● Exercise goal
From the first line of the data down to and including the line with "import plotly.graph_objects as go", copy everything exactly, leaving out pictures.
— start of Data lines —
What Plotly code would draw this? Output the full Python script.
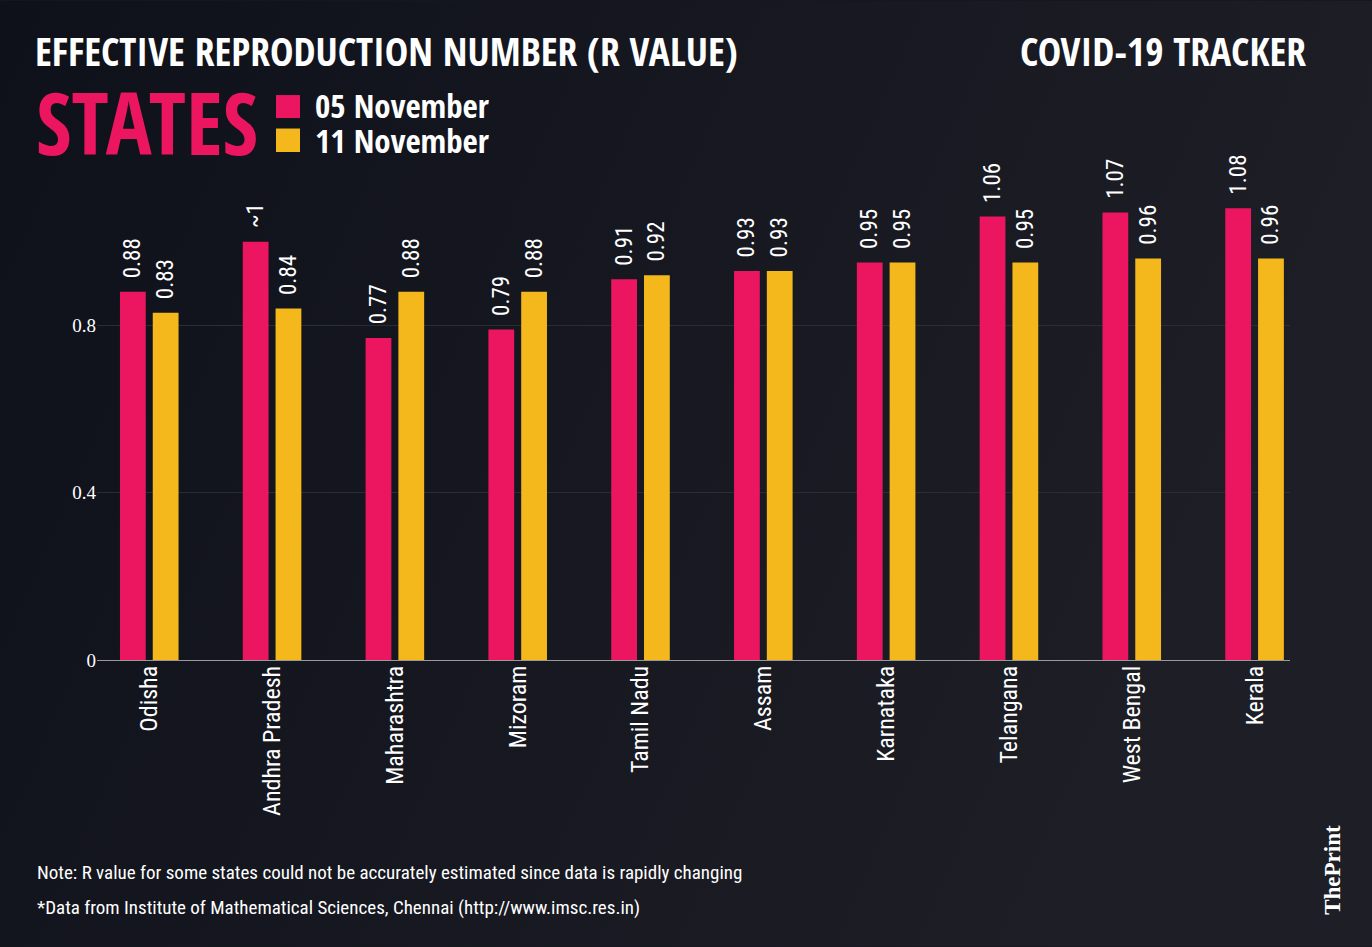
import base64
import plotly.graph_objects as go

states = ["Odisha", "Andhra Pradesh", "Maharashtra", "Mizoram", "Tamil Nadu",
          "Assam", "Karnataka", "Telangana", "West Bengal", "Kerala"]
nov05 = [0.88, 1.0, 0.77, 0.79, 0.91, 0.93, 0.95, 1.06, 1.07, 1.08]
nov11 = [0.83, 0.84, 0.88, 0.88, 0.92, 0.93, 0.95, 0.95, 0.96, 0.96]
nov05_labels = ["0.88", "~1", "0.77", "0.79", "0.91", "0.93", "0.95", "1.06", "1.07", "1.08"]
nov11_labels = ["0.83", "0.84", "0.88", "0.88", "0.92", "0.93", "0.95", "0.95", "0.96", "0.96"]
series_names = ["05 November", "11 November"]
y_ticks = [0, 0.4, 0.8]
y_tick_text = ["0", "0.4", "0.8"]

PINK = "#EC1560"
YELLOW = "#F4B81C"
BG = "#15171f"
HEAD = "Open Sans Condensed, Roboto Condensed, sans-serif"
NARROW = "Roboto Condensed, sans-serif"
SERIF = "Liberation Serif, DejaVu Serif, serif"
PAD = "\u00a0\u00a0"

W, H = 1372, 947
L, R, T, B = 97, 82, 157.5, 287
PW, PH = W - L - R, H - T - B


def px(x):
    return (x - L) / PW


def py(y):
    return (H - B - y) / PH


fig = go.Figure()
for vals, labels, name, color, off in [(nov05, nov05_labels, series_names[0], PINK, -0.24),
                                       (nov11, nov11_labels, series_names[1], YELLOW, 0.027)]:
    fig.add_trace(go.Bar(
        x=states, y=vals, name=name, marker=dict(color=color, line=dict(width=0)),
        width=0.21, offset=off, text=[PAD + t for t in labels], textposition="outside",
        textangle=-90, constraintext="none", cliponaxis=False,
        textfont=dict(color="white", size=23, family=NARROW),
    ))

svg = ('<svg xmlns="http://www.w3.org/2000/svg" width="1372" height="947">'
       '<defs><linearGradient id="g" x1="0" y1="0" x2="1" y2="0.3">'
       '<stop offset="0" stop-color="#0f111a"/><stop offset="1" stop-color="#1d1e26"/>'
       '</linearGradient></defs><rect width="1372" height="947" fill="url(#g)"/></svg>')
src = "data:image/svg+xml;base64," + base64.b64encode(svg.encode()).decode()

shapes = [
    dict(type="rect", xref="paper", yref="paper", x0=px(276), x1=px(300), y0=py(117.5), y1=py(94.5),
         fillcolor=PINK, line=dict(width=0)),
    dict(type="rect", xref="paper", yref="paper", x0=px(276), x1=px(300), y0=py(151.5), y1=py(128),
         fillcolor=YELLOW, line=dict(width=0)),
]

annotations = [
    dict(text="<b>EFFECTIVE REPRODUCTION NUMBER (R VALUE)</b>", x=px(33), y=py(50), xanchor="left",
         yanchor="middle", font=dict(family=HEAD, size=39.5, color="white")),
    dict(text="<b>COVID-19 TRACKER</b>", x=px(1308), y=py(50), xanchor="right",
         yanchor="middle", font=dict(family=HEAD, size=39.5, color="white")),
    dict(text="<b>STATES</b>", x=px(34), y=py(121), xanchor="left",
         yanchor="middle", font=dict(family=HEAD, size=86, color=PINK)),
    dict(text="<b>" + series_names[0] + "</b>", x=px(313), y=py(105), xanchor="left",
         yanchor="middle", font=dict(family=HEAD, size=33, color="white")),
    dict(text="<b>" + series_names[1] + "</b>", x=px(313), y=py(140), xanchor="left",
         yanchor="middle", font=dict(family=HEAD, size=33, color="white")),
    dict(text="Note: R value for some states could not be accurately estimated since data is rapidly changing",
         x=px(35), y=py(873), xanchor="left", yanchor="middle",
         font=dict(family=NARROW, size=19, color="white")),
    dict(text="*Data from Institute of Mathematical Sciences, Chennai (http://www.imsc.res.in)",
         x=px(35), y=py(908), xanchor="left", yanchor="middle",
         font=dict(family=NARROW, size=19, color="white")),
    dict(text="<b>ThePrint</b>", x=px(1333), y=py(870), xanchor="center", yanchor="middle",
         textangle=-90, font=dict(family=SERIF, size=23, color="white")),
]
for a in annotations:
    a.update(xref="paper", yref="paper", showarrow=False)

fig.update_layout(
    width=W, height=H, margin=dict(l=L, r=R, t=T, b=B, pad=0),
    paper_bgcolor=BG, plot_bgcolor="rgba(0,0,0,0)",
    barmode="overlay", showlegend=False,
    images=[dict(source=src, xref="paper", yref="paper", x=px(0), y=py(0), sizex=W / PW,
                 sizey=H / PH, xanchor="left", yanchor="top", sizing="stretch", layer="below")],
    shapes=shapes, annotations=annotations,
    xaxis=dict(range=[-0.427, 9.287], showgrid=False, zeroline=False, showline=False,
               tickangle=-90, tickfont=dict(family=NARROW, size=24, color="white"), ticks=""),
    yaxis=dict(range=[0, 1.2], tickvals=y_ticks, ticktext=y_tick_text, showgrid=True,
               gridcolor="#2b2d35", gridwidth=1, zeroline=True, zerolinecolor="#9a9a9a",
               zerolinewidth=1, showline=False, ticks="",
               tickfont=dict(family=SERIF, size=19, color="white")),
)

fig.write_html("out.html", config={"displayModeBar": False},
               post_script="document.body.style.margin='0';")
— end of Data lines —
● Solution for this problem
What Plotly code would draw this? Output the full Python script.
import base64
import plotly.graph_objects as go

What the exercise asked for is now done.